**Dataset section:**

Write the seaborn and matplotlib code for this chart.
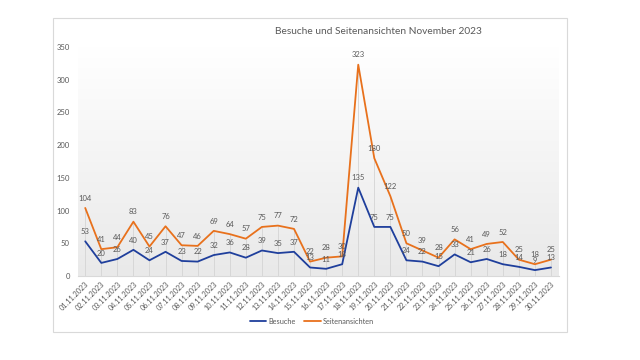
import matplotlib
matplotlib.use("Agg")
import matplotlib.pyplot as plt
import numpy as np
import pandas as pd
import seaborn as sns
from matplotlib.patches import Rectangle
from matplotlib.lines import Line2D

dates = [f"{d:02d}.11.2023" for d in range(1, 31)]
besuche = [53, 20, 26, 40, 24, 37, 23, 22, 32, 36, 28, 39, 35, 37, 13,
           11, 18, 135, 75, 75, 24, 22, 15, 33, 21, 26, 18, 14, 9, 13]
seiten = [104, 41, 44, 83, 45, 76, 47, 46, 69, 64, 57, 75, 77, 72, 22,
          28, 30, 323, 180, 122, 50, 39, 28, 56, 41, 49, 52, 25, 18, 25]
series_names = ["Besuche", "Seitenansichten"]
colors = ["#1f3f9c", "#e8711c"]

df = pd.DataFrame({
    "x": list(range(len(dates))) * 2,
    "wert": besuche + seiten,
    "serie": [series_names[0]] * len(dates) + [series_names[1]] * len(dates),
})

sns.set_style("white")
plt.rcParams["font.family"] = ["Lato", "DejaVu Sans"]

fig = plt.figure(figsize=(6.4, 3.6), dpi=100)
fig.patch.set_facecolor("white")

# outer chart frame
fig.patches.append(Rectangle((53 / 640, 1 - 332 / 360), 514 / 640, 314 / 360,
                             transform=fig.transFigure, fill=False,
                             edgecolor="#d9d9d9", linewidth=0.8))

ax = fig.add_axes([78 / 640, 1 - 276 / 360, 481 / 640, 229 / 360])
ax.set_xlim(-0.45, len(dates) - 0.5)
ax.set_ylim(0, 350)

# gradient background of plot area
grad = np.linspace(0, 1, 256).reshape(-1, 1)
ax.imshow(grad, extent=[-0.45, len(dates) - 0.5, 0, 350], aspect="auto",
          cmap=matplotlib.colors.LinearSegmentedColormap.from_list("g", ["#e9e9e9", "#ffffff"]),
          origin="lower", zorder=0)

# drop lines
tops = np.maximum(besuche, seiten)
ax.vlines(range(len(dates)), 0, tops, color="#d4d4d4", linewidth=0.6, zorder=1)

sns.lineplot(data=df, x="x", y="wert", hue="serie", palette=colors,
             linewidth=1.3, legend=False, ax=ax, zorder=3)

for vals in (besuche, seiten):
    for i, v in enumerate(vals):
        ax.annotate(str(v), (i, v), xytext=(0, 7), textcoords="offset points",
                    ha="center", va="center", fontsize=5.5, color="#595959", zorder=4)

ax.set_xticks(range(len(dates)))
ax.set_xticklabels(dates, rotation=45, ha="right", rotation_mode="anchor",
                   fontsize=5.2, color="#595959")
ax.set_yticks(range(0, 351, 50))
ax.tick_params(axis="y", labelsize=5.5, labelcolor="#595959", length=0, pad=6)
ax.tick_params(axis="x", length=0, pad=3)
ax.set_xlabel("")
ax.set_ylabel("")
for s in ["top", "right", "left"]:
    ax.spines[s].set_visible(False)
ax.spines["bottom"].set_color("#d9d9d9")
ax.spines["bottom"].set_linewidth(0.8)

fig.text(378 / 640, 1 - 32 / 360, "Besuche und Seitenansichten November 2023",
         ha="center", va="center", fontsize=7.3, color="#595959")

handles = [Line2D([0], [0], color=c, linewidth=1.3) for c in colors]
fig.legend(handles, series_names, loc="center", bbox_to_anchor=(312 / 640, 1 - 321 / 360),
           ncol=2, frameon=False, fontsize=5.3, labelcolor="#595959",
           handlelength=2.2, handletextpad=0.3, columnspacing=1.2)

fig.savefig("out.png", dpi=100, facecolor="white")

**Stated task:** Transcribe the listing above verbatim. Omit the pictures.

**Task result:**
Write the seaborn and matplotlib code for this chart.
import matplotlib
matplotlib.use("Agg")
import matplotlib.pyplot as plt
import numpy as np
import pandas as pd
import seaborn as sns
from matplotlib.patches import Rectangle
from matplotlib.lines import Line2D

dates = [f"{d:02d}.11.2023" for d in range(1, 31)]
besuche = [53, 20, 26, 40, 24, 37, 23, 22, 32, 36, 28, 39, 35, 37, 13,
           11, 18, 135, 75, 75, 24, 22, 15, 33, 21, 26, 18, 14, 9, 13]
seiten = [104, 41, 44, 83, 45, 76, 47, 46, 69, 64, 57, 75, 77, 72, 22,
          28, 30, 323, 180, 122, 50, 39, 28, 56, 41, 49, 52, 25, 18, 25]
series_names = ["Besuche", "Seitenansichten"]
colors = ["#1f3f9c", "#e8711c"]

df = pd.DataFrame({
    "x": list(range(len(dates))) * 2,
    "wert": besuche + seiten,
    "serie": [series_names[0]] * len(dates) + [series_names[1]] * len(dates),
})

sns.set_style("white")
plt.rcParams["font.family"] = ["Lato", "DejaVu Sans"]

fig = plt.figure(figsize=(6.4, 3.6), dpi=100)
fig.patch.set_facecolor("white")

# outer chart frame
fig.patches.append(Rectangle((53 / 640, 1 - 332 / 360), 514 / 640, 314 / 360,
                             transform=fig.transFigure, fill=False,
                             edgecolor="#d9d9d9", linewidth=0.8))

ax = fig.add_axes([78 / 640, 1 - 276 / 360, 481 / 640, 229 / 360])
ax.set_xlim(-0.45, len(dates) - 0.5)
ax.set_ylim(0, 350)

# gradient background of plot area
grad = np.linspace(0, 1, 256).reshape(-1, 1)
ax.imshow(grad, extent=[-0.45, len(dates) - 0.5, 0, 350], aspect="auto",
          cmap=matplotlib.colors.LinearSegmentedColormap.from_list("g", ["#e9e9e9", "#ffffff"]),
          origin="lower", zorder=0)

# drop lines
tops = np.maximum(besuche, seiten)
ax.vlines(range(len(dates)), 0, tops, color="#d4d4d4", linewidth=0.6, zorder=1)

sns.lineplot(data=df, x="x", y="wert", hue="serie", palette=colors,
             linewidth=1.3, legend=False, ax=ax, zorder=3)

for vals in (besuche, seiten):
    for i, v in enumerate(vals):
        ax.annotate(str(v), (i, v), xytext=(0, 7), textcoords="offset points",
                    ha="center", va="center", fontsize=5.5, color="#595959", zorder=4)

ax.set_xticks(range(len(dates)))
ax.set_xticklabels(dates, rotation=45, ha="right", rotation_mode="anchor",
                   fontsize=5.2, color="#595959")
ax.set_yticks(range(0, 351, 50))
ax.tick_params(axis="y", labelsize=5.5, labelcolor="#595959", length=0, pad=6)
ax.tick_params(axis="x", length=0, pad=3)
ax.set_xlabel("")
ax.set_ylabel("")
for s in ["top", "right", "left"]:
    ax.spines[s].set_visible(False)
ax.spines["bottom"].set_color("#d9d9d9")
ax.spines["bottom"].set_linewidth(0.8)

fig.text(378 / 640, 1 - 32 / 360, "Besuche und Seitenansichten November 2023",
         ha="center", va="center", fontsize=7.3, color="#595959")

handles = [Line2D([0], [0], color=c, linewidth=1.3) for c in colors]
fig.legend(handles, series_names, loc="center", bbox_to_anchor=(312 / 640, 1 - 321 / 360),
           ncol=2, frameon=False, fontsize=5.3, labelcolor="#595959",
           handlelength=2.2, handletextpad=0.3, columnspacing=1.2)

fig.savefig("out.png", dpi=100, facecolor="white")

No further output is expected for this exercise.